* [What you need to do]: Type out the complete listing below word for word, without its pictures.

* [Dataset extract]:
================

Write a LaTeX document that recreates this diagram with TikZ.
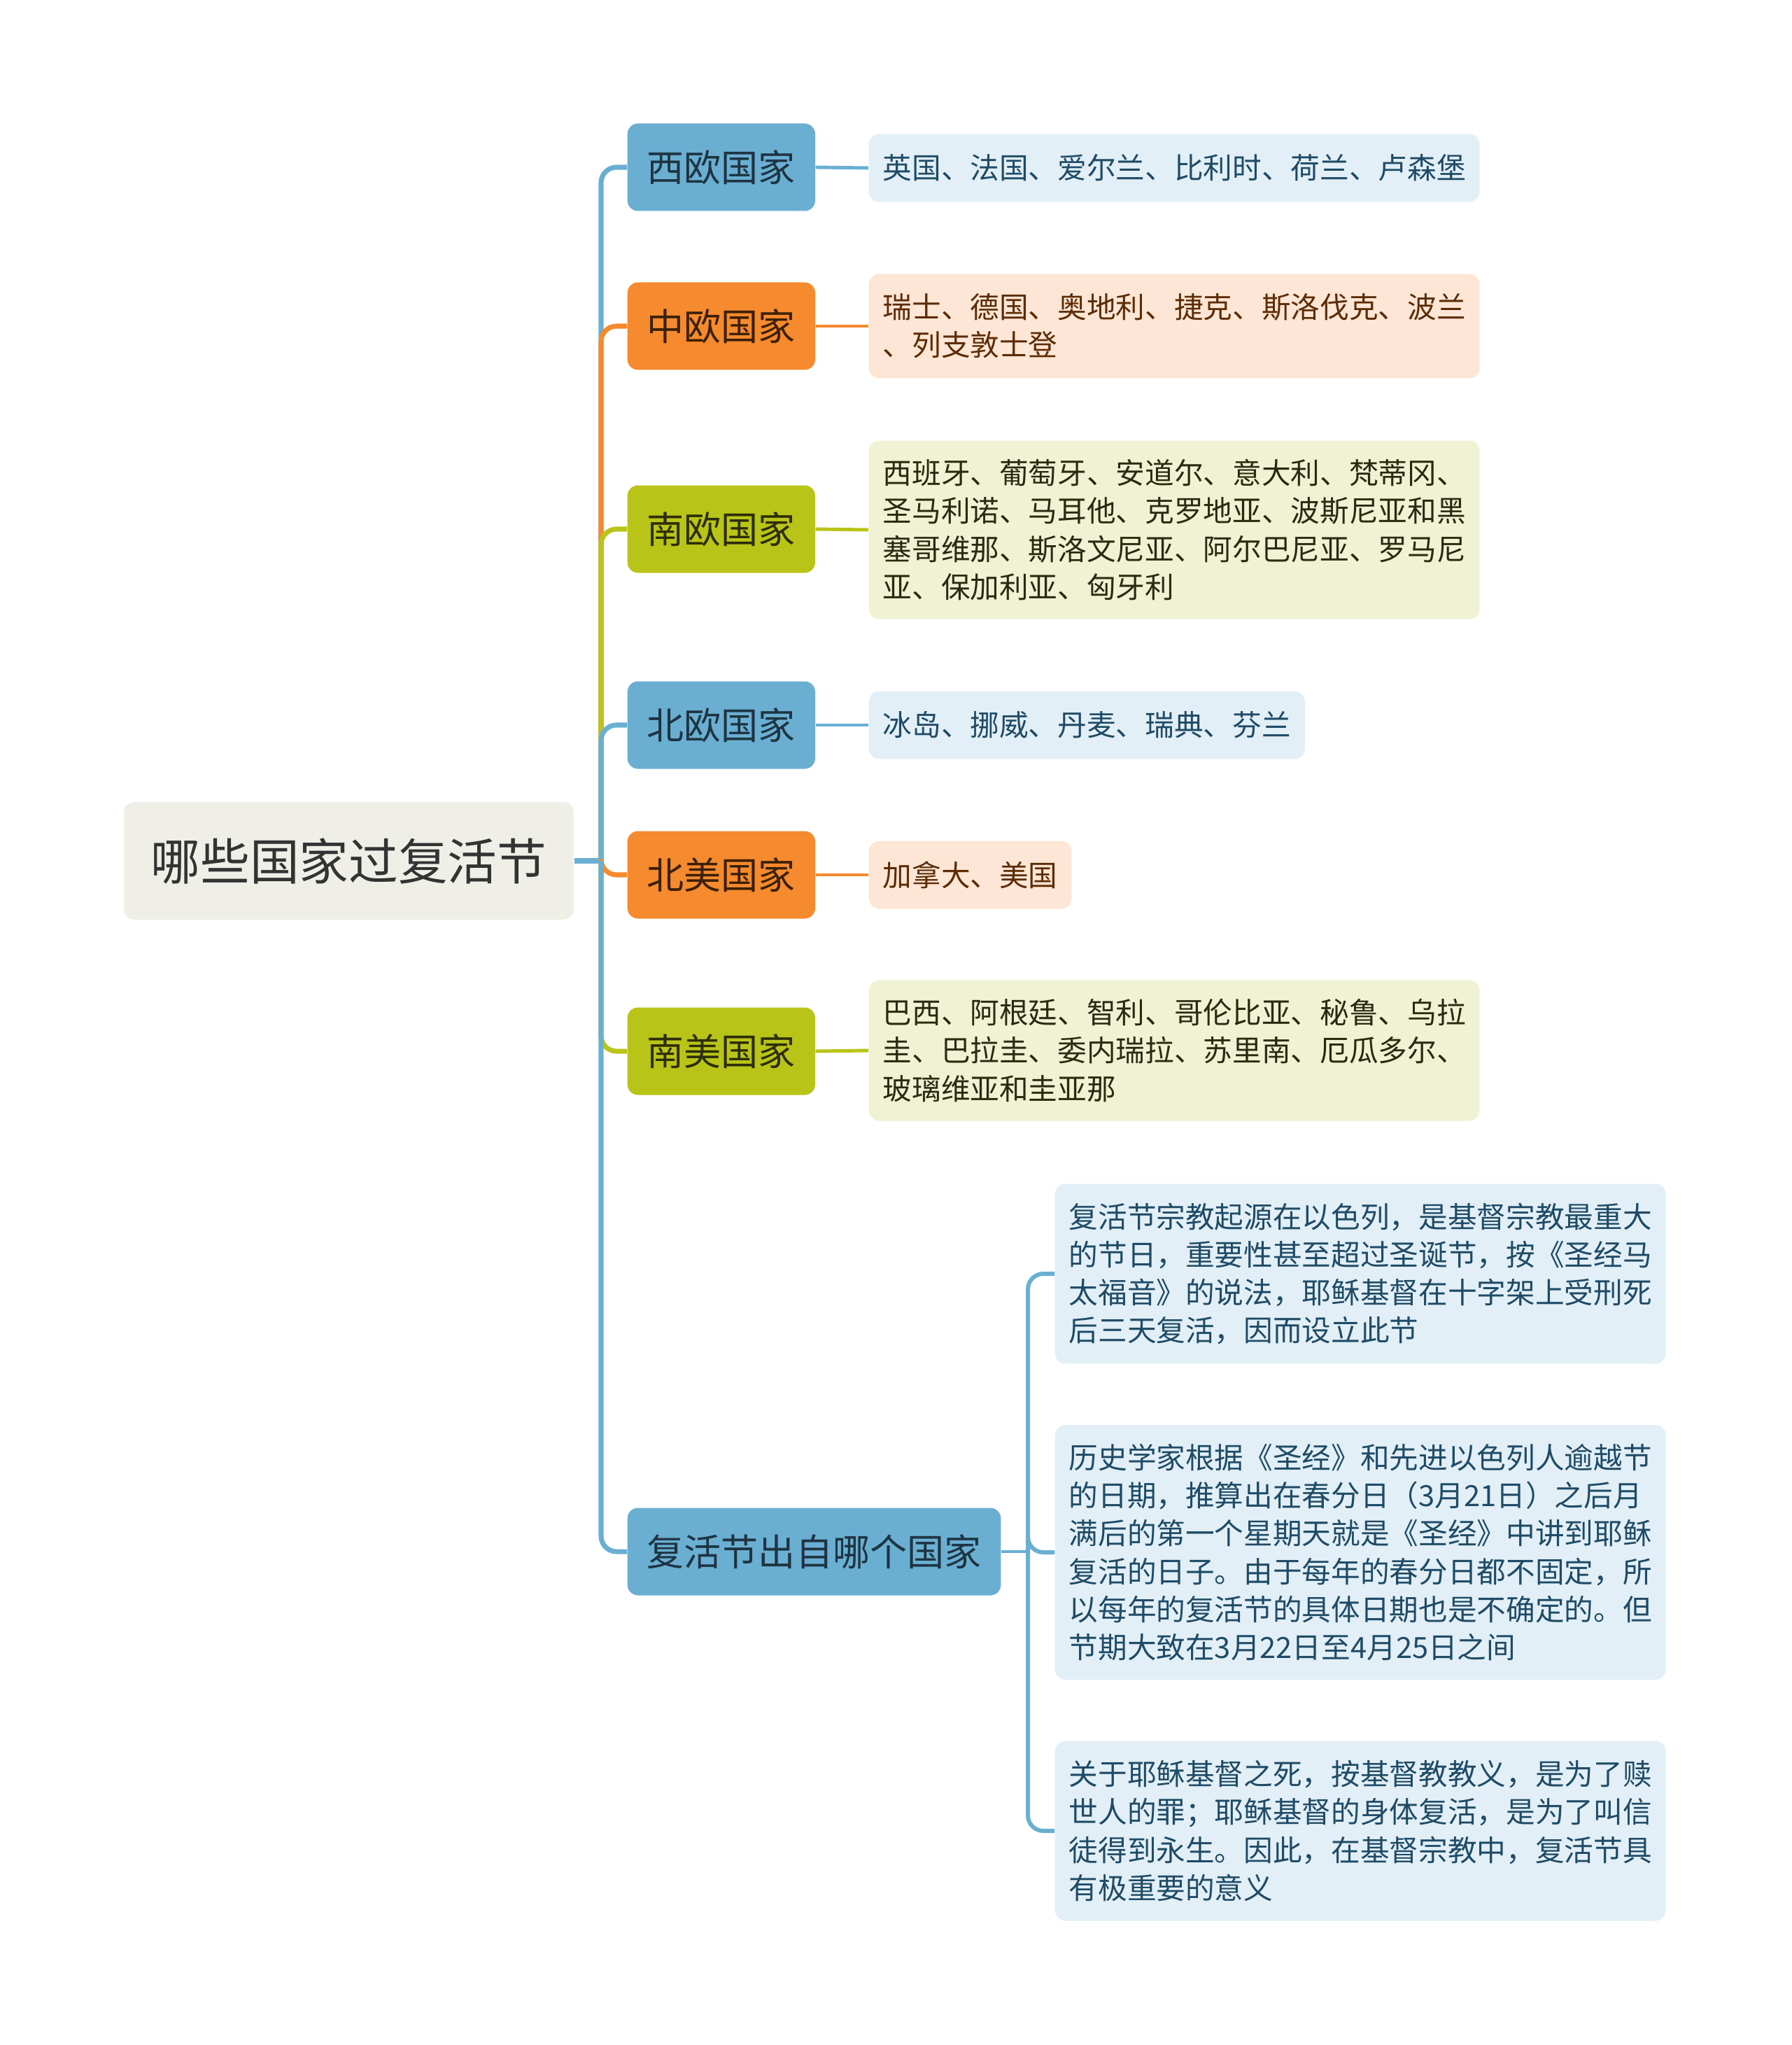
\documentclass[tikz,border=0pt]{standalone}
\usepackage{fontspec}
\setmainfont{Noto Sans CJK SC}
\usepackage{tikz}
\definecolor{Mapblue}{HTML}{6AAFD2}
\definecolor{Maporange}{HTML}{F58A2E}
\definecolor{Mapgreen}{HTML}{B9C419}
\definecolor{Mapbluelight}{HTML}{E2EFF6}
\definecolor{Maporangelight}{HTML}{FDE6D5}
\definecolor{Mapgreenlight}{HTML}{F0F2D3}
\definecolor{Maproot}{HTML}{EFEFE7}
\definecolor{Inkroot}{HTML}{333333}
\definecolor{Inkblue}{HTML}{1E3442}
\definecolor{Inkorange}{HTML}{3B2008}
\definecolor{Inkgreen}{HTML}{2C2E08}
\definecolor{Leafblue}{HTML}{1F4B66}
\definecolor{Leaforange}{HTML}{5C2C06}
\definecolor{Leafgreen}{HTML}{2A2A12}
\tikzstyle{rootbox} = [
    rectangle, rounded corners=0.15cm,
    minimum width=6.43cm,
    minimum height=1.68cm,
    text centered,
    fill=Maproot, text=Inkroot,
    font=\fontsize{20.1pt}{24pt}\selectfont
]
\tikzstyle{topic} = [
    rectangle, rounded corners=0.15cm,
    minimum height=1.25cm,
    inner xsep=0.28cm,
    anchor=west,
    font=\fontsize{15.1pt}{18pt}\selectfont
]
\tikzstyle{leaf} = [
    rectangle, rounded corners=0.15cm,
    inner xsep=0.2cm, inner ysep=0.1cm,
    align=left,
    anchor=west,
    font=\fontsize{11.85pt}{15.4pt}\selectfont
]
\tikzstyle{branch} = [
    line width=2pt,
    rounded corners=0.22cm
]
\tikzstyle{twig} = [
    line width=1.4pt
]

\begin{document}
\begin{tikzpicture}
    \useasboundingbox (0,0) rectangle (25.6,-29.22);

    \node (root) [rootbox] at (4.985,-12.30) {哪些国家过复活节};
    \coordinate (hub) at (8.59,-12.30);

    % first level
    \node (west)   [topic, fill=Mapblue,   text=Inkblue]   at (8.96,-2.39)  {西欧国家};
    \node (mid)    [topic, fill=Maporange, text=Inkorange] at (8.96,-4.66)  {中欧国家};
    \node (south)  [topic, fill=Mapgreen,  text=Inkgreen]  at (8.96,-7.56)  {南欧国家};
    \node (north)  [topic, fill=Mapblue,   text=Inkblue]   at (8.96,-10.36) {北欧国家};
    \node (namer)  [topic, fill=Maporange, text=Inkorange] at (8.96,-12.50) {北美国家};
    \node (samer)  [topic, fill=Mapgreen,  text=Inkgreen]  at (8.96,-15.02) {南美国家};
    \node (origin) [topic, fill=Mapblue,   text=Inkblue]   at (8.96,-22.17) {复活节出自哪个国家};

    % leaves
    \node (westList)  [leaf, fill=Mapbluelight,   text=Leafblue,   minimum height=0.97cm] at (12.41,-2.40)
        {英国、法国、爱尔兰、比利时、荷兰、卢森堡};
    \node (midList)   [leaf, fill=Maporangelight, text=Leaforange, minimum height=1.49cm] at (12.41,-4.66)
        {瑞士、德国、奥地利、捷克、斯洛伐克、波兰\\、列支敦士登};
    \node (southList) [leaf, fill=Mapgreenlight,  text=Leafgreen,  minimum height=2.55cm] at (12.41,-7.57)
        {西班牙、葡萄牙、安道尔、意大利、梵蒂冈、\\圣马利诺、马耳他、克罗地亚、波斯尼亚和黑\\塞哥维那、斯洛文尼亚、阿尔巴尼亚、罗马尼\\亚、保加利亚、匈牙利};
    \node (northList) [leaf, fill=Mapbluelight,   text=Leafblue,   minimum height=0.97cm] at (12.41,-10.36)
        {冰岛、挪威、丹麦、瑞典、芬兰};
    \node (namerList) [leaf, fill=Maporangelight, text=Leaforange, minimum height=0.97cm] at (12.41,-12.50)
        {加拿大、美国};
    \node (samerList) [leaf, fill=Mapgreenlight,  text=Leafgreen,  minimum height=2.01cm] at (12.41,-15.01)
        {巴西、阿根廷、智利、哥伦比亚、秘鲁、乌拉\\圭、巴拉圭、委内瑞拉、苏里南、厄瓜多尔、\\玻璃维亚和圭亚那};

    \coordinate (subhub) at (14.69,-22.17);
    \node (story)  [leaf, fill=Mapbluelight, text=Leafblue, minimum height=2.57cm] at (15.07,-18.20)
        {复活节宗教起源在以色列，是基督宗教最重大\\的节日，重要性甚至超过圣诞节，按《圣经马\\太福音》的说法，耶稣基督在十字架上受刑死\\后三天复活，因而设立此节};
    \node (dates)  [leaf, fill=Mapbluelight, text=Leafblue, minimum height=3.64cm] at (15.07,-22.18)
        {历史学家根据《圣经》和先进以色列人逾越节\\的日期，推算出在春分日（3月21日）之后月\\满后的第一个星期天就是《圣经》中讲到耶稣\\复活的日子。由于每年的春分日都不固定，所\\以每年的复活节的具体日期也是不确定的。但\\节期大致在3月22日至4月25日之间};
    \node (meaning)[leaf, fill=Mapbluelight, text=Leafblue, minimum height=2.57cm] at (15.07,-26.16)
        {关于耶稣基督之死，按基督教教义，是为了赎\\世人的罪；耶稣基督的身体复活，是为了叫信\\徒得到永生。因此，在基督宗教中，复活节具\\有极重要的意义};

    % connectors
    \draw [branch, Mapblue, line width=2.3pt] (root.east) -- (hub);
    \draw [branch, Mapblue]   (hub) |- (west.west);
    \draw [branch, Maporange] (hub) |- (mid.west);
    \draw [branch, Mapgreen]  (hub) |- (south.west);
    \draw [branch, Mapblue]   (hub) |- (north.west);
    \draw [branch, Maporange] (hub) |- (namer.west);
    \draw [branch, Mapgreen]  (hub) |- (samer.west);
    \draw [branch, Mapblue]   (hub) |- (origin.west);

    \draw [twig, Mapblue]   (west.east)  -- (westList.west);
    \draw [twig, Maporange] (mid.east)   -- (midList.west);
    \draw [twig, Mapgreen]  (south.east) -- (southList.west);
    \draw [twig, Mapblue]   (north.east) -- (northList.west);
    \draw [twig, Maporange] (namer.east) -- (namerList.west);
    \draw [twig, Mapgreen]  (samer.east) -- (samerList.west);

    \draw [twig, Mapblue] (origin.east) -- (subhub);
    \draw [branch, Mapblue, line width=1.7pt] (subhub) |- (story.west);
    \draw [branch, Mapblue, line width=1.7pt] (subhub) |- (dates.west);
    \draw [branch, Mapblue, line width=1.7pt] (subhub) |- (meaning.west);

\end{tikzpicture}
\end{document}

================

* [Solved problem]:
Write a LaTeX document that recreates this diagram with TikZ.
\documentclass[tikz,border=0pt]{standalone}
\usepackage{fontspec}
\setmainfont{Noto Sans CJK SC}
\usepackage{tikz}
\definecolor{Mapblue}{HTML}{6AAFD2}
\definecolor{Maporange}{HTML}{F58A2E}
\definecolor{Mapgreen}{HTML}{B9C419}
\definecolor{Mapbluelight}{HTML}{E2EFF6}
\definecolor{Maporangelight}{HTML}{FDE6D5}
\definecolor{Mapgreenlight}{HTML}{F0F2D3}
\definecolor{Maproot}{HTML}{EFEFE7}
\definecolor{Inkroot}{HTML}{333333}
\definecolor{Inkblue}{HTML}{1E3442}
\definecolor{Inkorange}{HTML}{3B2008}
\definecolor{Inkgreen}{HTML}{2C2E08}
\definecolor{Leafblue}{HTML}{1F4B66}
\definecolor{Leaforange}{HTML}{5C2C06}
\definecolor{Leafgreen}{HTML}{2A2A12}
\tikzstyle{rootbox} = [
    rectangle, rounded corners=0.15cm,
    minimum width=6.43cm,
    minimum height=1.68cm,
    text centered,
    fill=Maproot, text=Inkroot,
    font=\fontsize{20.1pt}{24pt}\selectfont
]
\tikzstyle{topic} = [
    rectangle, rounded corners=0.15cm,
    minimum height=1.25cm,
    inner xsep=0.28cm,
    anchor=west,
    font=\fontsize{15.1pt}{18pt}\selectfont
]
\tikzstyle{leaf} = [
    rectangle, rounded corners=0.15cm,
    inner xsep=0.2cm, inner ysep=0.1cm,
    align=left,
    anchor=west,
    font=\fontsize{11.85pt}{15.4pt}\selectfont
]
\tikzstyle{branch} = [
    line width=2pt,
    rounded corners=0.22cm
]
\tikzstyle{twig} = [
    line width=1.4pt
]

\begin{document}
\begin{tikzpicture}
    \useasboundingbox (0,0) rectangle (25.6,-29.22);

    \node (root) [rootbox] at (4.985,-12.30) {哪些国家过复活节};
    \coordinate (hub) at (8.59,-12.30);

    % first level
    \node (west)   [topic, fill=Mapblue,   text=Inkblue]   at (8.96,-2.39)  {西欧国家};
    \node (mid)    [topic, fill=Maporange, text=Inkorange] at (8.96,-4.66)  {中欧国家};
    \node (south)  [topic, fill=Mapgreen,  text=Inkgreen]  at (8.96,-7.56)  {南欧国家};
    \node (north)  [topic, fill=Mapblue,   text=Inkblue]   at (8.96,-10.36) {北欧国家};
    \node (namer)  [topic, fill=Maporange, text=Inkorange] at (8.96,-12.50) {北美国家};
    \node (samer)  [topic, fill=Mapgreen,  text=Inkgreen]  at (8.96,-15.02) {南美国家};
    \node (origin) [topic, fill=Mapblue,   text=Inkblue]   at (8.96,-22.17) {复活节出自哪个国家};

    % leaves
    \node (westList)  [leaf, fill=Mapbluelight,   text=Leafblue,   minimum height=0.97cm] at (12.41,-2.40)
        {英国、法国、爱尔兰、比利时、荷兰、卢森堡};
    \node (midList)   [leaf, fill=Maporangelight, text=Leaforange, minimum height=1.49cm] at (12.41,-4.66)
        {瑞士、德国、奥地利、捷克、斯洛伐克、波兰\\、列支敦士登};
    \node (southList) [leaf, fill=Mapgreenlight,  text=Leafgreen,  minimum height=2.55cm] at (12.41,-7.57)
        {西班牙、葡萄牙、安道尔、意大利、梵蒂冈、\\圣马利诺、马耳他、克罗地亚、波斯尼亚和黑\\塞哥维那、斯洛文尼亚、阿尔巴尼亚、罗马尼\\亚、保加利亚、匈牙利};
    \node (northList) [leaf, fill=Mapbluelight,   text=Leafblue,   minimum height=0.97cm] at (12.41,-10.36)
        {冰岛、挪威、丹麦、瑞典、芬兰};
    \node (namerList) [leaf, fill=Maporangelight, text=Leaforange, minimum height=0.97cm] at (12.41,-12.50)
        {加拿大、美国};
    \node (samerList) [leaf, fill=Mapgreenlight,  text=Leafgreen,  minimum height=2.01cm] at (12.41,-15.01)
        {巴西、阿根廷、智利、哥伦比亚、秘鲁、乌拉\\圭、巴拉圭、委内瑞拉、苏里南、厄瓜多尔、\\玻璃维亚和圭亚那};

    \coordinate (subhub) at (14.69,-22.17);
    \node (story)  [leaf, fill=Mapbluelight, text=Leafblue, minimum height=2.57cm] at (15.07,-18.20)
        {复活节宗教起源在以色列，是基督宗教最重大\\的节日，重要性甚至超过圣诞节，按《圣经马\\太福音》的说法，耶稣基督在十字架上受刑死\\后三天复活，因而设立此节};
    \node (dates)  [leaf, fill=Mapbluelight, text=Leafblue, minimum height=3.64cm] at (15.07,-22.18)
        {历史学家根据《圣经》和先进以色列人逾越节\\的日期，推算出在春分日（3月21日）之后月\\满后的第一个星期天就是《圣经》中讲到耶稣\\复活的日子。由于每年的春分日都不固定，所\\以每年的复活节的具体日期也是不确定的。但\\节期大致在3月22日至4月25日之间};
    \node (meaning)[leaf, fill=Mapbluelight, text=Leafblue, minimum height=2.57cm] at (15.07,-26.16)
        {关于耶稣基督之死，按基督教教义，是为了赎\\世人的罪；耶稣基督的身体复活，是为了叫信\\徒得到永生。因此，在基督宗教中，复活节具\\有极重要的意义};

    % connectors
    \draw [branch, Mapblue, line width=2.3pt] (root.east) -- (hub);
    \draw [branch, Mapblue]   (hub) |- (west.west);
    \draw [branch, Maporange] (hub) |- (mid.west);
    \draw [branch, Mapgreen]  (hub) |- (south.west);
    \draw [branch, Mapblue]   (hub) |- (north.west);
    \draw [branch, Maporange] (hub) |- (namer.west);
    \draw [branch, Mapgreen]  (hub) |- (samer.west);
    \draw [branch, Mapblue]   (hub) |- (origin.west);

    \draw [twig, Mapblue]   (west.east)  -- (westList.west);
    \draw [twig, Maporange] (mid.east)   -- (midList.west);
    \draw [twig, Mapgreen]  (south.east) -- (southList.west);
    \draw [twig, Mapblue]   (north.east) -- (northList.west);
    \draw [twig, Maporange] (namer.east) -- (namerList.west);
    \draw [twig, Mapgreen]  (samer.east) -- (samerList.west);

    \draw [twig, Mapblue] (origin.east) -- (subhub);
    \draw [branch, Mapblue, line width=1.7pt] (subhub) |- (story.west);
    \draw [branch, Mapblue, line width=1.7pt] (subhub) |- (dates.west);
    \draw [branch, Mapblue, line width=1.7pt] (subhub) |- (meaning.west);

\end{tikzpicture}
\end{document}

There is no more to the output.